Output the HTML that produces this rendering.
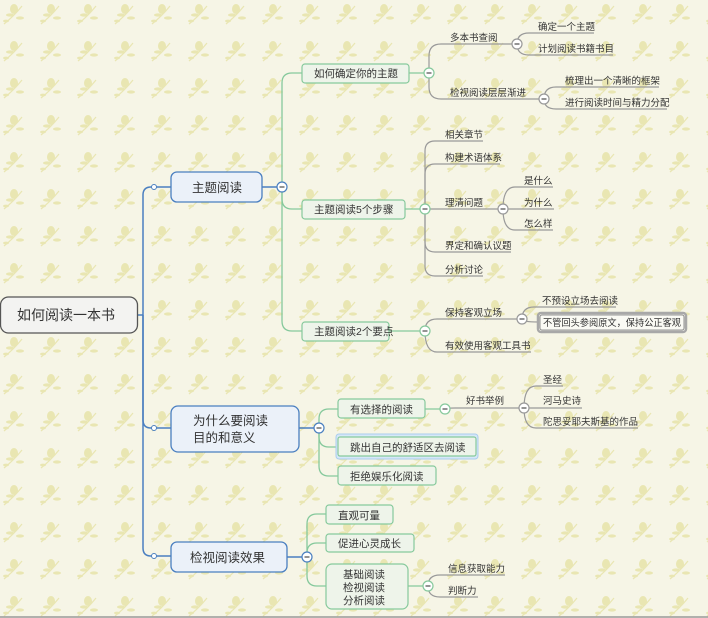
<!DOCTYPE html>
<html><head><meta charset="utf-8"><style>
html,body{margin:0;padding:0;width:708px;height:618px;overflow:hidden;background:#f6f5e4}
svg{display:block}
text{font-family:"Liberation Sans","Noto Sans CJK SC",sans-serif;fill:#333}
.s{font-size:9.5px}
.m{font-size:10.5px}
</style></head><body>
<svg width="708" height="618" xmlns="http://www.w3.org/2000/svg">
<defs>
<pattern id="p" width="37" height="37" patternUnits="userSpaceOnUse">
<rect width="37" height="37" fill="#f6f5e6"/>
<g fill="#e9e6b2">
<ellipse cx="14" cy="9" rx="4" ry="5"/>
<ellipse cx="10" cy="15" rx="4" ry="1.6"/>
<ellipse cx="20" cy="18" rx="4" ry="1.6"/>
<ellipse cx="6" cy="21" rx="3" ry="1.4"/>
<path d="M4 24 Q14 16 22 6" stroke="#e9e6b2" stroke-width="1.2" fill="none"/>
</g>
</pattern>
</defs>
<rect width="708" height="618" fill="url(#p)"/>
<line x1="0" y1="617" x2="708" y2="617" stroke="#999" stroke-width="1.5"/>

<g fill="none" stroke="#4a7fc0" stroke-width="1.5">
<path d="M137 315 H143"/>
<path d="M143 315 V195 Q143 187 151 187 H171"/>
<path d="M143 315 V420 Q143 428 151 428 H171"/>
<path d="M143 315 V548 Q143 556 151 556 H171"/>
<path d="M262 187 H282"/><path d="M299 428 H319"/><path d="M287 557 H307"/>
</g>
<g fill="#fff" stroke="#4a7fc0" stroke-width="1">
<circle cx="154" cy="187" r="2.5"/><circle cx="154" cy="428" r="2.5"/><circle cx="154" cy="556" r="2.5"/>
</g>

<g fill="none" stroke="#86c99c" stroke-width="1.3">
<path d="M282 187 V83 Q282 73 292 73 H302"/>
<path d="M282 187 V199 Q282 209 292 209 H302"/>
<path d="M282 187 V321 Q282 331 292 331 H302"/>
<path d="M409 73 H429"/><path d="M405 209 H425"/><path d="M389 331 H425"/>
<path d="M319 428 V419 Q319 409 329 409 H338"/>
<path d="M319 428 V437 Q319 447 329 447 H338"/>
<path d="M319 428 V466 Q319 476 329 476 H338"/>
<path d="M425 409 H445"/>
<path d="M307 557 V524 Q307 514 317 514 H326"/>
<path d="M307 557 V553 Q307 543 317 543 H326"/>
<path d="M307 557 V576 Q307 586 317 586 H326"/>
<path d="M408 586 H428"/>
</g>

<g fill="none" stroke="#9a9a9a" stroke-width="1.2">
<path d="M429 73 V56 Q429 44 441 44 H517"/>
<path d="M429 73 V87 Q429 99 441 99 H544"/>
<path d="M517 44 Q517 33 529 33 H594"/>
<path d="M517 44 Q517 55 529 55 H613"/>
<path d="M544 99 Q544 87 556 87 H659"/>
<path d="M544 99 Q544 109 556 109 H667"/>
<path d="M425 209 V151 Q425 141 435 141 H483"/>
<path d="M425 209 V174 Q425 164 435 164 H500"/>
<path d="M425 209 H503"/>
<path d="M425 209 V242 Q425 252 435 252 H511"/>
<path d="M425 209 V266 Q425 276 435 276 H483"/>
<path d="M503 209 Q503 187 515 187 H553"/>
<path d="M503 209 H554"/>
<path d="M503 209 Q503 230 515 230 H553"/>
<path d="M425 331 Q425 319 437 319 H522"/>
<path d="M425 331 Q425 352 437 352 H531"/>
<path d="M522 319 Q522 307 534 307 H616"/>
<path d="M522 319 Q522 322 538 322"/>
<path d="M445 409 Q445 408 455 408 H524"/>
<path d="M524 408 Q524 386 536 386 H563"/>
<path d="M524 408 H582"/>
<path d="M524 408 Q524 428 536 428 H638"/>
<path d="M428 586 Q428 575 440 575 H505"/>
<path d="M428 586 Q428 597 440 597 H478"/>
</g>

<g fill="#fff" stroke-width="1.2">
<g stroke="#4a7fc0"><circle cx="282" cy="187" r="5"/><circle cx="319" cy="428" r="5"/><circle cx="307" cy="557" r="5"/></g>
<g stroke="#86c99c"><circle cx="429" cy="73" r="5"/><circle cx="425" cy="209" r="5"/><circle cx="425" cy="331" r="5"/><circle cx="445" cy="409" r="5"/><circle cx="428" cy="586" r="5"/></g>
<g stroke="#999"><circle cx="517" cy="44" r="5"/><circle cx="544" cy="99" r="5"/><circle cx="503" cy="209" r="5"/><circle cx="522" cy="319" r="5"/><circle cx="524" cy="408" r="5"/></g>
</g>
<g stroke="#555" stroke-width="1.3">
<path d="M279.5 187h5M316.5 428h5M304.5 557h5M426.5 73h5M422.5 209h5M422.5 331h5M442.5 409h5M425.5 586h5M514.5 44h5M541.5 99h5M500.5 209h5M519.5 319h5M521.5 408h5"/>
</g>

<rect x="0.5" y="297" width="137" height="36" rx="8" fill="#f3f3f1" stroke="#555" stroke-width="1.3"/>
<text x="17" y="320" style="font-size:14px">如何阅读一本书</text>

<g fill="#ebf1f9" stroke="#4a7fc0" stroke-width="1.3">
<rect x="171" y="172" width="91" height="30" rx="6"/>
<rect x="171" y="406" width="128" height="46" rx="7"/>
<rect x="171" y="542" width="116" height="30" rx="6"/>
</g>
<text x="192" y="192" style="font-size:12.5px">主题阅读</text>
<text x="193" y="425" style="font-size:12.5px">为什么要阅读</text>
<text x="193" y="442" style="font-size:12.5px">目的和意义</text>
<text x="190" y="562" style="font-size:12.5px">检视阅读效果</text>

<rect x="336" y="434" width="142" height="25" rx="3" fill="#d6e8f8" stroke="#a9cdee" stroke-width="1"/>
<g fill="#eef4ea" stroke="#86c99c" stroke-width="1.2">
<rect x="302" y="64" width="107" height="19" rx="3"/>
<rect x="302" y="200" width="103" height="19" rx="3"/>
<rect x="302" y="322" width="87" height="19" rx="3"/>
<rect x="338" y="399" width="87" height="19" rx="3"/>
<rect x="338" y="437" width="138" height="19" rx="2"/>
<rect x="338" y="466" width="98" height="19" rx="3"/>
<rect x="326" y="505" width="67" height="19" rx="3"/>
<rect x="326" y="534" width="88" height="18" rx="3"/>
<rect x="326" y="564" width="82" height="45" rx="6"/>
</g>
<g>
<text x="314" y="77" class="m">如何确定你的主题</text>
<text x="314" y="213" class="m">主题阅读5个步骤</text>
<text x="314" y="335" class="m">主题阅读2个要点</text>
<text x="350" y="413" class="m">有选择的阅读</text>
<text x="350" y="451" class="m">跳出自己的舒适区去阅读</text>
<text x="350" y="480" class="m">拒绝娱乐化阅读</text>
<text x="338" y="519" class="m">直观可量</text>
<text x="338" y="547" class="m">促进心灵成长</text>
<text x="343" y="578" class="m">基础阅读</text>
<text x="343" y="591" class="m">检视阅读</text>
<text x="343" y="604" class="m">分析阅读</text>
</g>

<rect x="538" y="313" width="148" height="19" rx="3" fill="#f4f4ee" stroke="#a8a8a8" stroke-width="2.5"/>
<rect x="540" y="315" width="144" height="15" rx="2" fill="#fafaf4" stroke="#777" stroke-width="0.8"/>

<g>
<text x="450" y="41" class="s">多本书查阅</text>
<text x="538" y="30" class="s">确定一个主题</text>
<text x="538" y="52" class="s">计划阅读书籍书目</text>
<text x="450" y="96" class="s">检视阅读层层渐进</text>
<text x="565" y="84" class="s">梳理出一个清晰的框架</text>
<text x="565" y="106" class="s">进行阅读时间与精力分配</text>
<text x="445" y="138" class="s">相关章节</text>
<text x="445" y="161" class="s">构建术语体系</text>
<text x="445" y="206" class="s">理清问题</text>
<text x="445" y="249" class="s">界定和确认议题</text>
<text x="445" y="273" class="s">分析讨论</text>
<text x="524" y="184" class="s">是什么</text>
<text x="524" y="206" class="s">为什么</text>
<text x="524" y="227" class="s">怎么样</text>
<text x="445" y="316" class="s">保持客观立场</text>
<text x="542" y="304" class="s">不预设立场去阅读</text>
<text x="543" y="326" class="s" textLength="138" lengthAdjust="spacingAndGlyphs">不管回头参阅原文，保持公正客观</text>
<text x="445" y="349" class="s">有效使用客观工具书</text>
<text x="466" y="404" class="s">好书举例</text>
<text x="543" y="383" class="s">圣经</text>
<text x="543" y="404" class="s">河马史诗</text>
<text x="543" y="425" class="s">陀思妥耶夫斯基的作品</text>
<text x="448" y="572" class="s">信息获取能力</text>
<text x="448" y="594" class="s">判断力</text>
</g>
</svg>
</body></html>
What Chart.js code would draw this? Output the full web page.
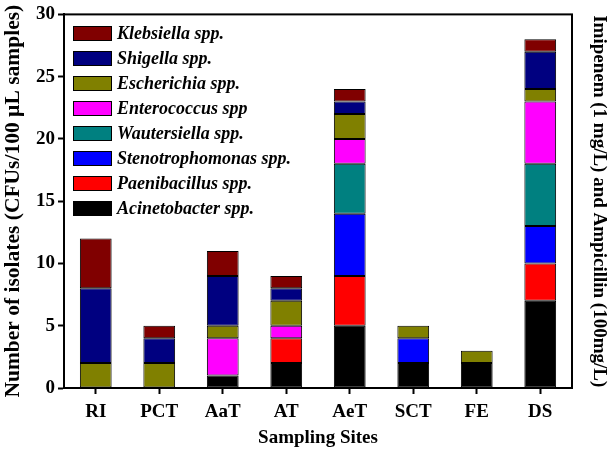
<!DOCTYPE html>
<html>
<head>
<meta charset="utf-8">
<script src="https://cdn.jsdelivr.net/npm/chart.js@4"></script>
<style>
  html, body { margin: 0; padding: 0; background: #fff; }
  #wrap { width: 608px; height: 453px; }
</style>
</head>
<body>
<div id="wrap"><canvas id="barGrafico"></canvas></div>
<script>
// Dados
const sites = ['RI', 'PCT', 'AaT', 'AT', 'AeT', 'SCT', 'FE', 'DS'];
const acinetobacter    = [0, 0, 1, 2, 5, 2, 2, 7];
const paenibacillus    = [0, 0, 0, 2, 4, 0, 0, 3];
const stenotrophomonas = [0, 0, 0, 0, 5, 2, 0, 3];
const wautersiella     = [0, 0, 0, 0, 4, 0, 0, 5];
const enterococcus     = [0, 0, 3, 1, 2, 0, 0, 5];
const escherichia      = [2, 2, 1, 2, 2, 1, 1, 1];
const shigella         = [6, 2, 4, 1, 1, 0, 0, 3];
const klebsiella       = [4, 1, 2, 1, 1, 0, 0, 1];
const yTicks = [0, 5, 10, 15, 20, 25, 30];

const serif = '"Liberation Serif", "DejaVu Serif", serif';

function serie(label, data, color) {
  return {
    label: label,
    data: data,
    backgroundColor: color,
    borderColor: '#000',
    borderWidth: 1,
    borderSkipped: false,
    barPercentage: 0.5,
    categoryPercentage: 1
  };
}

// legenda dentro da área do gráfico
const legendaInterna = {
  id: 'legendaInterna',
  afterDraw(chart) {
    const ctx = chart.ctx;
    const ds = chart.data.datasets.slice().reverse();
    ctx.save();
    ctx.font = 'italic bold 18px ' + serif;
    ctx.textBaseline = 'middle';
    ds.forEach((d, i) => {
      const y = 26 + i * 25;
      ctx.fillStyle = d.backgroundColor;
      ctx.fillRect(73, y, 39, 15);
      ctx.strokeStyle = '#000';
      ctx.lineWidth = 1;
      ctx.strokeRect(73.5, y + 0.5, 38, 14);
      ctx.fillStyle = '#000';
      ctx.fillText(d.label, 117, y + 8);
    });
    ctx.restore();
  }
};

// moldura
const moldura = {
  id: 'moldura',
  afterDatasetsDraw(chart) {
    const a = chart.chartArea;
    const ctx = chart.ctx;
    ctx.save();
    ctx.strokeStyle = '#000';
    ctx.lineWidth = 2;
    ctx.strokeRect(a.left, a.top, a.right - a.left, a.bottom - a.top);
    ctx.restore();
  }
};

let barGrafico = document.getElementById('barGrafico');
const config = {
  type: 'bar',
  data: {
    labels: sites,
    datasets: [
      serie('Acinetobacter spp.', acinetobacter, '#000000'),
      serie('Paenibacillus spp.', paenibacillus, '#ff0000'),
      serie('Stenotrophomonas spp.', stenotrophomonas, '#0000ff'),
      serie('Wautersiella spp.', wautersiella, '#008080'),
      serie('Enterococcus spp', enterococcus, '#ff00ff'),
      serie('Escherichia spp.', escherichia, '#808000'),
      serie('Shigella spp.', shigella, '#000080'),
      serie('Klebsiella spp.', klebsiella, '#800000')
    ]
  },
  options: {
    responsive: true,
    maintainAspectRatio: false,
    animation: false,
    layout: { padding: { top: 12, right: 0, left: 0, bottom: 0 } },
    plugins: {
      legend: { display: false },
      tooltip: { enabled: false }
    },
    scales: {
      x: {
        stacked: true,
        afterFit(scale) { scale.height = 65; },
        grid: { display: true, drawOnChartArea: false, offset: false, tickLength: 6, tickWidth: 2, tickColor: '#000' },
        border: { display: true, color: '#000', width: 2 },
        ticks: { color: '#000', font: { family: serif, size: 19, weight: 'bold' }, padding: 7 },
        title: { display: true, text: 'Sampling Sites', color: '#000', font: { family: serif, size: 19, weight: 'bold' }, padding: { top: 2, bottom: 4 } }
      },
      y: {
        stacked: true,
        min: 0,
        max: 30,
        afterBuildTicks(scale) { scale.ticks = yTicks.map(v => ({ value: v })); },
        afterFit(scale) { scale.width = 64; },
        grid: { display: true, drawOnChartArea: false, tickLength: 6, tickWidth: 2, tickColor: '#000' },
        border: { display: true, color: '#000', width: 2 },
        ticks: { color: '#000', font: { family: serif, size: 19, weight: 'bold' }, padding: 3 },
        title: { display: true, text: 'Number of isolates (CFUs/100 µL samples)', color: '#000', font: { family: serif, size: 21.5, weight: 'bold', lineHeight: 1 }, padding: { top: 3, bottom: 0 } }
      },
      y2: {
        position: 'right',
        min: 0,
        max: 30,
        afterFit(scale) { scale.width = 36; },
        grid: { display: false },
        border: { display: false },
        ticks: { display: false },
        title: { display: true, text: 'Imipenem (1 mg/L) and Ampicillin (100mg/L)', color: '#000', font: { family: serif, size: 19, weight: 'bold', lineHeight: 1 }, padding: { top: 0, bottom: 0 } }
      }
    }
  },
  plugins: [moldura, legendaInterna]
};

let myGraph = new Chart(barGrafico, config);
</script>
</body>
</html>
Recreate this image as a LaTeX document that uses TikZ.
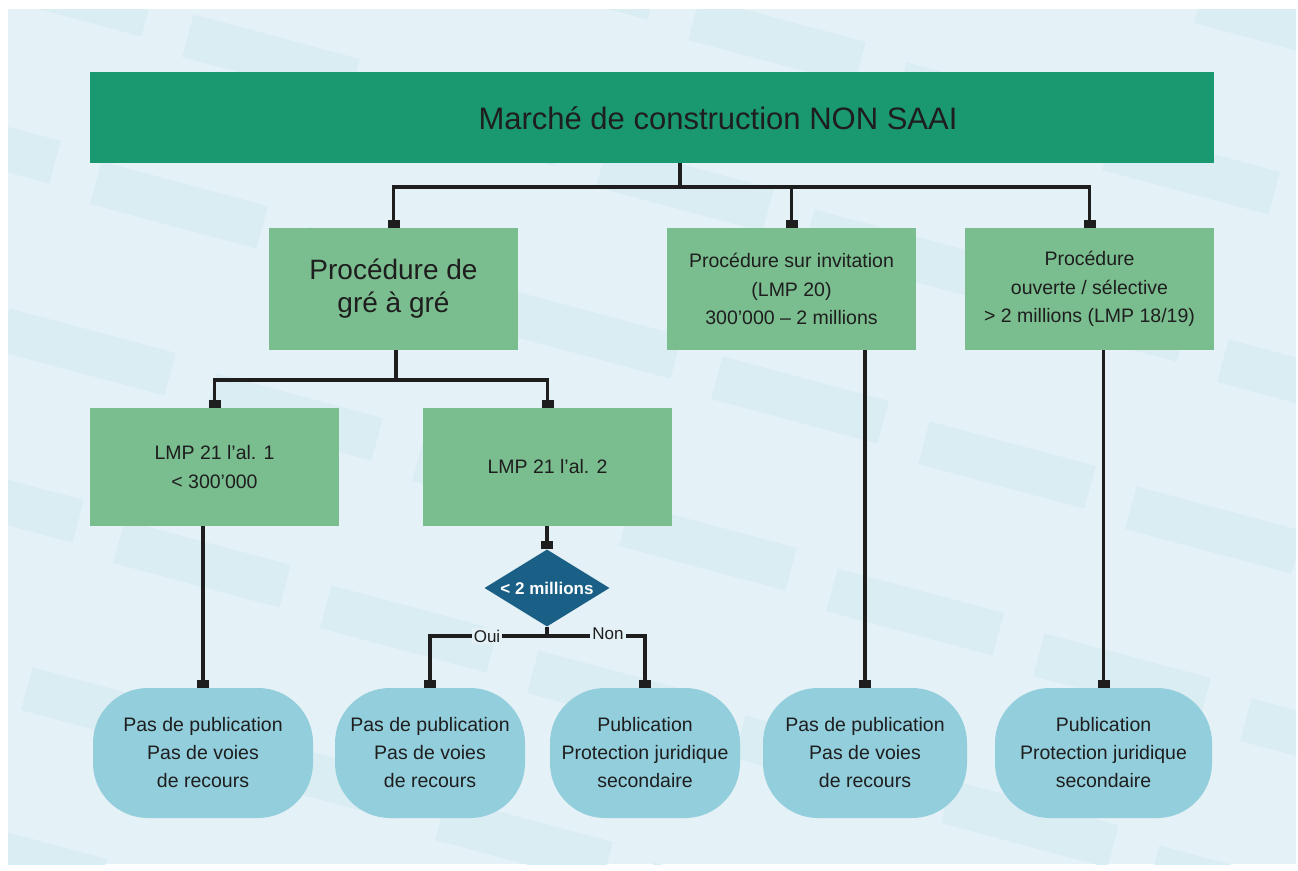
\documentclass[tikz,border=0pt]{standalone}
\usepackage{fontspec}
\setmainfont{Liberation Sans}
\usetikzlibrary{arrows.meta,shapes.geometric}

\definecolor{bgblue}{HTML}{E4F1F6}
\definecolor{bgpatch}{HTML}{DAEDF2}
\definecolor{darkgreen}{HTML}{1A9870}
\definecolor{lightgreen}{HTML}{7ABD8F}
\definecolor{ovalblue}{HTML}{92CEDC}
\definecolor{petrol}{HTML}{1A5F85}
\definecolor{ink}{HTML}{1E1E1E}

\begin{document}
\begin{tikzpicture}[x=1pt, y=-1pt,
  box/.style={fill=lightgreen, minimum width=249pt, minimum height=120pt, inner sep=0pt,
    align=center, text=ink, font=\fontsize{19.5}{28.5}\selectfont},
  result/.style={fill=ovalblue, rounded corners=55pt, minimum height=130pt, inner sep=0pt,
    align=center, text=ink, font=\fontsize{19.5}{28}\selectfont},
  decision/.style={diamond, aspect=1.62, fill=petrol, minimum width=125pt, minimum height=77pt, inner sep=0pt,
    text=white, font=\fontsize{17}{20}\selectfont\bfseries},
  yesno/.style={fill=bgblue, inner sep=2pt, text=ink, font=\fontsize{17}{20}\selectfont},
  line/.style={draw=ink, line width=3.4pt},
  arr/.style={line, -{Square[length=8pt,width=12pt]}}]

\useasboundingbox (0,0) rectangle (1298,870);

% background with tilted patches
\fill[bgblue] (8,9) rectangle (1296,864);
\begin{scope}
\clip (8,9) rectangle (1296,864);
\foreach \i in {-6,...,4}{
  \foreach \j in {-3,...,5}{
    \pgfmathsetmacro\cx{800+207*\i-92*\j}
    \pgfmathsetmacro\cy{400+65*\i+147*\j}
    \fill[bgpatch, rotate around={-15:(\cx,\cy)}] (\cx-86,\cy-22) rectangle (\cx+86,\cy+22);
  }
}
\end{scope}

% top
\node[fill=darkgreen, minimum width=1124pt, minimum height=91pt, inner sep=0pt] (top) at (652,117.5) {};
\node[text=ink, font=\fontsize{31}{36}\selectfont] (title) at (718,118) {Marché de construction NON SAAI};

% procedures
\node[box, minimum height=122pt, font=\fontsize{28}{33}\selectfont] (gre) at (393.5,289) {Procédure de\\gré à gré};
\node[box, minimum height=122pt] (inv) at (791.5,289) {Procédure sur invitation\\(LMP 20)\\300'000 -- 2 millions};
\node[box, minimum height=122pt] (ouv) at (1089.5,289) {Procédure\\ouverte / sélective\\> 2 millions (LMP 18/19)};

\node[box, minimum height=118pt] (al1) at (214.5,467) {LMP 21 l'al. 1\\< 300'000};
\node[box, minimum height=118pt] (al2) at (547.5,467) {LMP 21 l'al. 2};

\node[decision] (dec) at (547,588) {< 2 millions};

% results
\node[result, minimum width=220pt] (c1) at (203,753) {Pas de publication\\Pas de voies\\de recours};
\node[result, minimum width=190pt] (c2) at (430,753) {Pas de publication\\Pas de voies\\de recours};
\node[result, minimum width=190pt] (c3) at (645,753) {Publication\\Protection juridique\\secondaire};
\node[result, minimum width=204pt] (c4) at (865,753) {Pas de publication\\Pas de voies\\de recours};
\node[result, minimum width=217pt] (c5) at (1103.5,753) {Publication\\Protection juridique\\secondaire};

% connectors
\coordinate (split1) at (680,187);
\draw[line] (top.south -| split1) -- (split1);
\draw[arr] (split1) -| (gre.north);
\draw[arr] (split1) -| (inv.north);
\draw[arr] (split1) -| (ouv.north);

\coordinate (split2) at (396,380);
\draw[line] (gre.south -| split2) -- (split2);
\draw[arr] (split2) -| (al1.north);
\draw[arr] (split2) -| (al2.north);

\draw[arr] (al1.south -| c1.north) -- (c1.north);
\draw[arr] (al2.south -| dec.north) -- (dec.north);
\draw[arr] (inv.south -| c4.north) -- (c4.north);
\draw[arr] (ouv.south -| c5.north) -- (c5.north);

\coordinate (split3) at (547,636);
\draw[line] (dec.south) -- (split3);
\draw[arr] (split3) -| (c2.north);
\draw[arr] (split3) -| (c3.north);

\node[yesno] (oui) at (487,636) {Oui};
\node[yesno] (non) at (608,634) {Non};
\end{tikzpicture}
\end{document}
--- --- ---
Your objective:
Only the number is wanted: how many lines in the preceding entries hold the string "that"?

Solution to this problem:
2